Durante questo viaggio abbandono il cellulare, lo uso solo per scattare delle foto. Mi scollego per qualche giorno dal mondo ed è una bellissima sensazione. Sono concentrata su quello che vivo momento per momento. Con il tempo sto imparando sempre di più ad avere pazienza, a regolarmi sul ritmo africano. Anche qui, come in Mali, cinque minuti possono diventare trentacinque; l’attesa a tavola per la cena in un ristorante può essere lunghissima e si può rimanere intrappolati nel traffico per ore e ore. Quando entriamo nei villaggi sembra che sulle strade ci siano delle vedette che avvertono gli abitanti del nostro arrivo.
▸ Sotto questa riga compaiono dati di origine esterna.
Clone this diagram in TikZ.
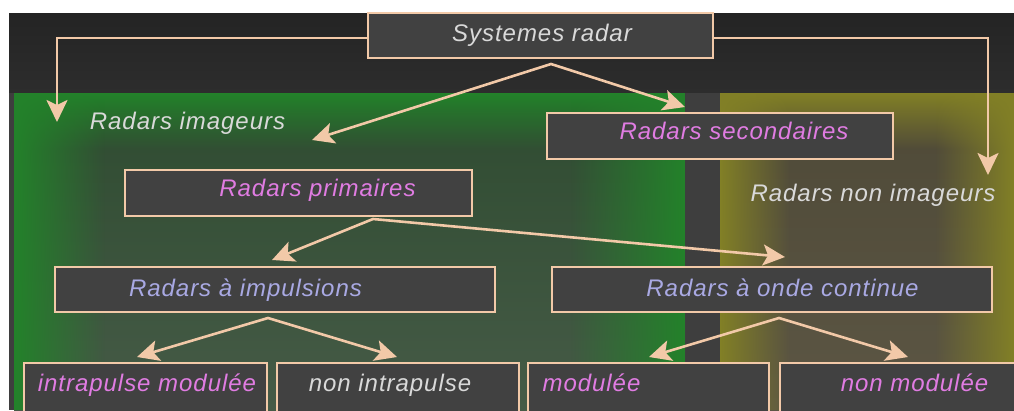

Umuzungu!! Oppure abazungu!!, urlano contenti salutandoci al nostro passaggio. Un bianco o dei bianchi! Ridono di gusto, i bambini ci corrono incontro. Nei villaggi più remoti ho adocchiato donne sgranare gli occhi alla nostra vista. Donne forti, che tagliano la legna sul ciglio della strada, che portano sulla testa carichi ingombranti, curano la terra, vendono il grano o allattano i bambini sedute sulle porte di casa. La domenica dopo la chiesa sono tutti al mercato. Mi sembra una società equilibrata, uomini e donne bevono birra di banane insieme, ben vestiti per onorare il giorno di festa, il pomeriggio scorre allegramente.





Sulla strada incontriamo un numero infinito di chiese che convivono con un numero molto più piccolo di moschee. Il protestantesimo e altre forme di cristianesimo, costituiscono il secondo blocco più grande di credenze religiose del paese dopo il cattolicesimo. Chiese anglicane, evangeliche, avventisti del settimo giorno. Le incontriamo una dopo l’altra, grandi, piccole, e molte altre in costruzione. La vita e le giornate dei burundesi sono profondamente legate all’attività religiosa. Quando passeggiamo a piedi spesso incrociamo gruppetti di bambini che decidono di condividere un tratto di strada con noi. Come sempre il linguaggio dei gesti prevale. Sono attratti dalla macchina fotografica e mi chiedono di scattare delle foto. Si mettono in pose buffe e allora scatto, ridono, fanno mille smorfie e sorrisi. Mi chiedo come potrò mai fargli arrivare queste foto. In questi giorni ci ha accompagnati un libro, Petit Pays di Gael Faye, nato in Burundi nel 1982 da madre ruandese e padre francese. Racconta di come questo paese sia stato brutalmente maltrattato. Parla di un mondo andato, perduto per sempre, e della furia del destino. Angoli di felicità spazzati via, senza motivo. Mi guardo intorno e proprio non capisco l’odio che siamo capaci di spargere senza senso. In questo paradiso, nel vicino Ruanda, e via via in tanti altri paesi di questo mondo profanato da noi stessi. Un pensiero banale, ma davanti a tanta bellezza e gentilezza, un pensiero che resta inspiegabile.